_Prompt:_ Without the pictures, repeat the listing character for character.

_Material provided:_
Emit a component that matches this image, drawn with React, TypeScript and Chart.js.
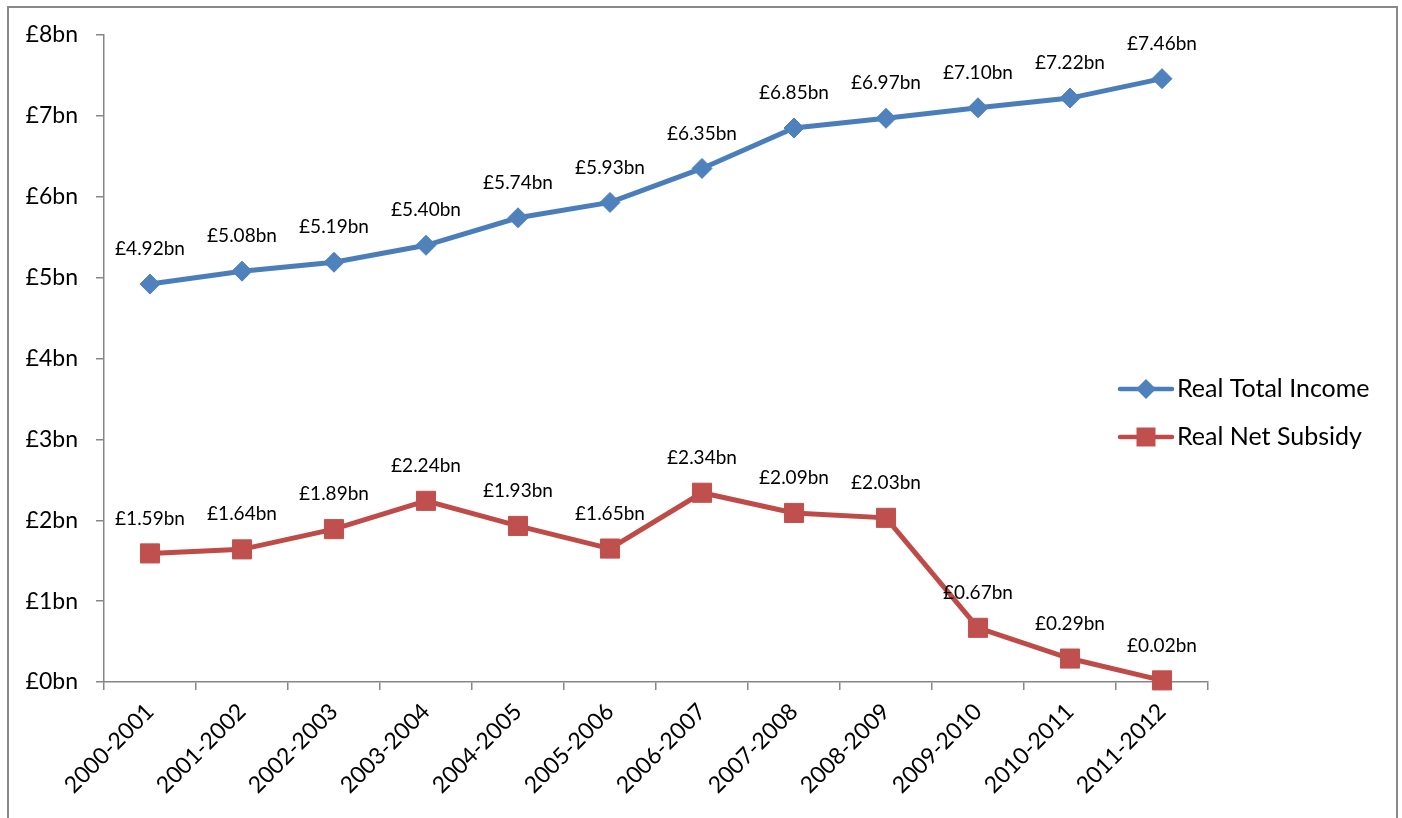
import React, { useEffect, useRef } from "react";
import { Chart, registerables } from "chart.js";

Chart.register(...registerables);

const categories = [
  "2000-2001", "2001-2002", "2002-2003", "2003-2004", "2004-2005", "2005-2006",
  "2006-2007", "2007-2008", "2008-2009", "2009-2010", "2010-2011", "2011-2012",
];
const realTotalIncome = [4.92, 5.08, 5.19, 5.40, 5.74, 5.93, 6.35, 6.85, 6.97, 7.10, 7.22, 7.46];
const realNetSubsidy = [1.59, 1.64, 1.89, 2.24, 1.93, 1.65, 2.34, 2.09, 2.03, 0.67, 0.29, 0.02];
const seriesNames = ["Real Total Income", "Real Net Subsidy"];
const yTicks = [0, 1, 2, 3, 4, 5, 6, 7, 8];

const FONT = "Lato, 'Open Sans', sans-serif";
const AXIS = "#868686";
const BLUE_LINE = "#4A7EBB";
const BLUE_MARK = "#4F81BD";
const RED_LINE = "#BE4B48";
const RED_MARK = "#C0504D";

const fmt = (v: number) => "£" + v.toFixed(2) + "bn";

const framePlugin = {
  id: "frame",
  beforeDraw(chart: any) {
    const ctx = chart.ctx;
    ctx.save();
    ctx.fillStyle = "#ffffff";
    ctx.fillRect(0, 0, chart.width, chart.height);
    ctx.strokeStyle = "#898989";
    ctx.lineWidth = 2;
    ctx.strokeRect(8, 7, 1389, 900);
    ctx.restore();
  },
};

const drawMarker = (ctx: any, style: string, x: number, y: number) => {
  ctx.beginPath();
  if (style === "rect") {
    ctx.rect(x - 9.5, y - 9.5, 19, 19);
  } else {
    ctx.moveTo(x, y - 10);
    ctx.lineTo(x + 10, y);
    ctx.lineTo(x, y + 10);
    ctx.lineTo(x - 10, y);
    ctx.closePath();
  }
  ctx.fill();
};

const labelsPlugin = {
  id: "dataLabels",
  afterDatasetsDraw(chart: any) {
    const ctx = chart.ctx;
    ctx.save();
    ctx.font = "19px " + FONT;
    ctx.fillStyle = "#000000";
    ctx.textAlign = "center";
    ctx.textBaseline = "middle";
    chart.data.datasets.forEach((ds: any, i: number) => {
      const meta = chart.getDatasetMeta(i);
      meta.data.forEach((pt: any, j: number) => {
        ctx.fillText(fmt(ds.data[j]), pt.x, pt.y - 35);
      });
    });
    ctx.restore();
  },
  afterDraw(chart: any) {
    const ctx = chart.ctx;
    ctx.save();
    const items = [
      { name: seriesNames[0], line: BLUE_LINE, mark: BLUE_MARK, style: "rectRot", y: 389 },
      { name: seriesNames[1], line: RED_LINE, mark: RED_MARK, style: "rect", y: 437 },
    ];
    items.forEach((it) => {
      ctx.strokeStyle = it.line;
      ctx.lineWidth = 4.5;
      ctx.lineCap = "round";
      ctx.beginPath();
      ctx.moveTo(1120, it.y);
      ctx.lineTo(1172, it.y);
      ctx.stroke();
      ctx.fillStyle = it.mark;
      drawMarker(ctx, it.style, 1146, it.y);
      ctx.fillStyle = "#000000";
      ctx.font = "25px " + FONT;
      ctx.textAlign = "left";
      ctx.textBaseline = "middle";
      ctx.fillText(it.name, 1177, it.y);
    });
    ctx.restore();
  },
};

export default function App() {
  const ref = useRef<HTMLCanvasElement>(null);
  useEffect(() => {
    document.body.style.margin = "0";
    const chart = new Chart(ref.current!, {
      type: "line",
      data: {
        labels: categories,
        datasets: [
          {
            label: seriesNames[0],
            data: realTotalIncome,
            borderColor: BLUE_LINE,
            backgroundColor: BLUE_MARK,
            borderWidth: 5,
            pointStyle: "rectRot",
            pointRadius: 10,
            pointBorderWidth: 1,
            pointBorderColor: BLUE_MARK,
            pointBackgroundColor: BLUE_MARK,
            tension: 0,
            clip: false,
          },
          {
            label: seriesNames[1],
            data: realNetSubsidy,
            borderColor: RED_LINE,
            backgroundColor: RED_MARK,
            borderWidth: 5,
            pointStyle: "rect",
            pointRadius: 13.5,
            pointBorderWidth: 1,
            pointBorderColor: RED_MARK,
            pointBackgroundColor: RED_MARK,
            tension: 0,
            clip: false,
          },
        ],
      },
      options: {
        animation: false,
        responsive: false,
        maintainAspectRatio: false,
        layout: { padding: { left: 0, top: 35, right: 194, bottom: 0 } },
        plugins: { legend: { display: false }, tooltip: { enabled: false } },
        scales: {
          x: {
            type: "category",
            offset: true,
            afterFit: (s: any) => { s.height = 136; },
            grid: {
              offset: true,
              drawOnChartArea: false,
              drawTicks: true,
              tickLength: 8,
              color: AXIS,
              lineWidth: 1.5,
            },
            border: { color: AXIS, width: 1.5 },
            ticks: {
              minRotation: 45,
              maxRotation: 45,
              autoSkip: false,
              color: "#000000",
              font: { family: FONT, size: 23 },
              padding: 8,
            },
          },
          y: {
            min: 0,
            max: 8,
            afterFit: (s: any) => { s.width = 104; },
            afterBuildTicks: (s: any) => { s.ticks = yTicks.map((v) => ({ value: v })); },
            grid: {
              drawOnChartArea: false,
              drawTicks: true,
              tickLength: 8,
              color: AXIS,
              lineWidth: 1.5,
            },
            border: { color: AXIS, width: 1.5 },
            ticks: {
              stepSize: 1,
              color: "#000000",
              font: { family: FONT, size: 23 },
              padding: 18,
              callback: (v: any) => "£" + v + "bn",
            },
          },
        },
      },
      plugins: [framePlugin, labelsPlugin],
    });
    return () => chart.destroy();
  }, []);
  return <canvas ref={ref} width={1402} height={818} style={{ display: "block" }} />;
}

_Solution for this problem:_
Emit a component that matches this image, drawn with React, TypeScript and Chart.js.
import React, { useEffect, useRef } from "react";
import { Chart, registerables } from "chart.js";

Chart.register(...registerables);

const categories = [
  "2000-2001", "2001-2002", "2002-2003", "2003-2004", "2004-2005", "2005-2006",
  "2006-2007", "2007-2008", "2008-2009", "2009-2010", "2010-2011", "2011-2012",
];
const realTotalIncome = [4.92, 5.08, 5.19, 5.40, 5.74, 5.93, 6.35, 6.85, 6.97, 7.10, 7.22, 7.46];
const realNetSubsidy = [1.59, 1.64, 1.89, 2.24, 1.93, 1.65, 2.34, 2.09, 2.03, 0.67, 0.29, 0.02];
const seriesNames = ["Real Total Income", "Real Net Subsidy"];
const yTicks = [0, 1, 2, 3, 4, 5, 6, 7, 8];

const FONT = "Lato, 'Open Sans', sans-serif";
const AXIS = "#868686";
const BLUE_LINE = "#4A7EBB";
const BLUE_MARK = "#4F81BD";
const RED_LINE = "#BE4B48";
const RED_MARK = "#C0504D";

const fmt = (v: number) => "£" + v.toFixed(2) + "bn";

const framePlugin = {
  id: "frame",
  beforeDraw(chart: any) {
    const ctx = chart.ctx;
    ctx.save();
    ctx.fillStyle = "#ffffff";
    ctx.fillRect(0, 0, chart.width, chart.height);
    ctx.strokeStyle = "#898989";
    ctx.lineWidth = 2;
    ctx.strokeRect(8, 7, 1389, 900);
    ctx.restore();
  },
};

const drawMarker = (ctx: any, style: string, x: number, y: number) => {
  ctx.beginPath();
  if (style === "rect") {
    ctx.rect(x - 9.5, y - 9.5, 19, 19);
  } else {
    ctx.moveTo(x, y - 10);
    ctx.lineTo(x + 10, y);
    ctx.lineTo(x, y + 10);
    ctx.lineTo(x - 10, y);
    ctx.closePath();
  }
  ctx.fill();
};

const labelsPlugin = {
  id: "dataLabels",
  afterDatasetsDraw(chart: any) {
    const ctx = chart.ctx;
    ctx.save();
    ctx.font = "19px " + FONT;
    ctx.fillStyle = "#000000";
    ctx.textAlign = "center";
    ctx.textBaseline = "middle";
    chart.data.datasets.forEach((ds: any, i: number) => {
      const meta = chart.getDatasetMeta(i);
      meta.data.forEach((pt: any, j: number) => {
        ctx.fillText(fmt(ds.data[j]), pt.x, pt.y - 35);
      });
    });
    ctx.restore();
  },
  afterDraw(chart: any) {
    const ctx = chart.ctx;
    ctx.save();
    const items = [
      { name: seriesNames[0], line: BLUE_LINE, mark: BLUE_MARK, style: "rectRot", y: 389 },
      { name: seriesNames[1], line: RED_LINE, mark: RED_MARK, style: "rect", y: 437 },
    ];
    items.forEach((it) => {
      ctx.strokeStyle = it.line;
      ctx.lineWidth = 4.5;
      ctx.lineCap = "round";
      ctx.beginPath();
      ctx.moveTo(1120, it.y);
      ctx.lineTo(1172, it.y);
      ctx.stroke();
      ctx.fillStyle = it.mark;
      drawMarker(ctx, it.style, 1146, it.y);
      ctx.fillStyle = "#000000";
      ctx.font = "25px " + FONT;
      ctx.textAlign = "left";
      ctx.textBaseline = "middle";
      ctx.fillText(it.name, 1177, it.y);
    });
    ctx.restore();
  },
};

export default function App() {
  const ref = useRef<HTMLCanvasElement>(null);
  useEffect(() => {
    document.body.style.margin = "0";
    const chart = new Chart(ref.current!, {
      type: "line",
      data: {
        labels: categories,
        datasets: [
          {
            label: seriesNames[0],
            data: realTotalIncome,
            borderColor: BLUE_LINE,
            backgroundColor: BLUE_MARK,
            borderWidth: 5,
            pointStyle: "rectRot",
            pointRadius: 10,
            pointBorderWidth: 1,
            pointBorderColor: BLUE_MARK,
            pointBackgroundColor: BLUE_MARK,
            tension: 0,
            clip: false,
          },
          {
            label: seriesNames[1],
            data: realNetSubsidy,
            borderColor: RED_LINE,
            backgroundColor: RED_MARK,
            borderWidth: 5,
            pointStyle: "rect",
            pointRadius: 13.5,
            pointBorderWidth: 1,
            pointBorderColor: RED_MARK,
            pointBackgroundColor: RED_MARK,
            tension: 0,
            clip: false,
          },
        ],
      },
      options: {
        animation: false,
        responsive: false,
        maintainAspectRatio: false,
        layout: { padding: { left: 0, top: 35, right: 194, bottom: 0 } },
        plugins: { legend: { display: false }, tooltip: { enabled: false } },
        scales: {
          x: {
            type: "category",
            offset: true,
            afterFit: (s: any) => { s.height = 136; },
            grid: {
              offset: true,
              drawOnChartArea: false,
              drawTicks: true,
              tickLength: 8,
              color: AXIS,
              lineWidth: 1.5,
            },
            border: { color: AXIS, width: 1.5 },
            ticks: {
              minRotation: 45,
              maxRotation: 45,
              autoSkip: false,
              color: "#000000",
              font: { family: FONT, size: 23 },
              padding: 8,
            },
          },
          y: {
            min: 0,
            max: 8,
            afterFit: (s: any) => { s.width = 104; },
            afterBuildTicks: (s: any) => { s.ticks = yTicks.map((v) => ({ value: v })); },
            grid: {
              drawOnChartArea: false,
              drawTicks: true,
              tickLength: 8,
              color: AXIS,
              lineWidth: 1.5,
            },
            border: { color: AXIS, width: 1.5 },
            ticks: {
              stepSize: 1,
              color: "#000000",
              font: { family: FONT, size: 23 },
              padding: 18,
              callback: (v: any) => "£" + v + "bn",
            },
          },
        },
      },
      plugins: [framePlugin, labelsPlugin],
    });
    return () => chart.destroy();
  }, []);
  return <canvas ref={ref} width={1402} height={818} style={{ display: "block" }} />;
}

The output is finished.